In (2+1)D, we have looked so far at numerically solving the parallel-plate transmission line system over regular grids--that is to say, grids whose points can be indexed with respect to some regular coordinate system. We now examine ways of connecting grids of different types, and in particular grids of differing densities of points. The ability to decompose a domain into regions of different grid point densities is especially useful when dealing with boundaries and irregular features (i.e., variations in material parameters) throughout the problem domain; we may use a fine grid to calculate the solution to a problem in such regions, and then a coarse grid everywhere else. The problem, then, is in connecting the various subgrids so that consistency of a numerical method with the original set of equations to be solved can be maintained at the boundaries between the regions. The use of multi-grid techniques in numerical integration had developed into a very large field recently, and we can not hope to summarize the many developments that have taken place, nor even the basic theory. Unfortunately, there is not as yet a single good basic reference; we refer the reader to [140] for an general introduction. Multi-grid methods have been used in the TLM framework, but the structures there employed are somewhat different. In particular, the methods proposed in [88] and [87] (and reviewed in [29]) do not, in general, enforce passivity at an interface between a coarse and fine grid, though they are capable of operating using different time steps in the coarse and fine meshes. The method of [207] is perhaps closer in spirit to that presented here, in that the time step is everywhere the same, but in that case, certain a priori assumptions are made about the fields at the interface.

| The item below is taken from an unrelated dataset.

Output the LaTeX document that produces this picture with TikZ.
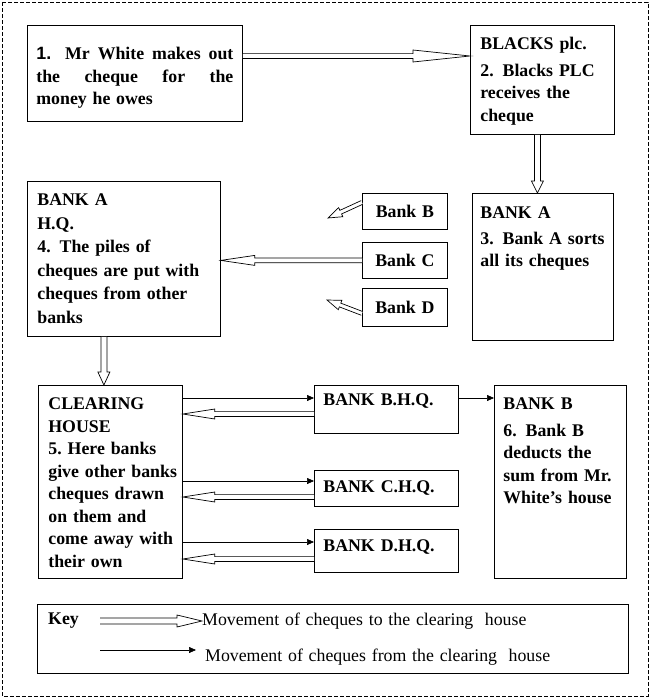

We will show that it is in fact possible to devise passive connections between waveguide networks (themselves generally passive, unless sources are present) which operate on different types of grids, so that passivity can be maintained in a global sense--there is, as before, an energy measure for the network which can be expressed as a weighted sum of the squares of the wave variables in the network. In this section, we will look in particular at the lossless, source-free parallel-plate equations in (2+1)D (system (4.58) with $r$ = $g$ = $e$ = $f$ = $h$ = 0 everywhere). Furthermore, for simplicity, we will confine our attention to waveguide networks of type II as described in §4.4; it will be recalled that for type II networks, when $r$ = $e$ = $f$ = 0, there is no scattering at the series junctions, and we need only calculate voltages at the parallel junctions. $l$ and $c$ will still be allowed to vary over the problem domain. (It may be possible to extend the multi-grid methods to be described here to the full lossy system including sources, but we will not pursue this direction here.)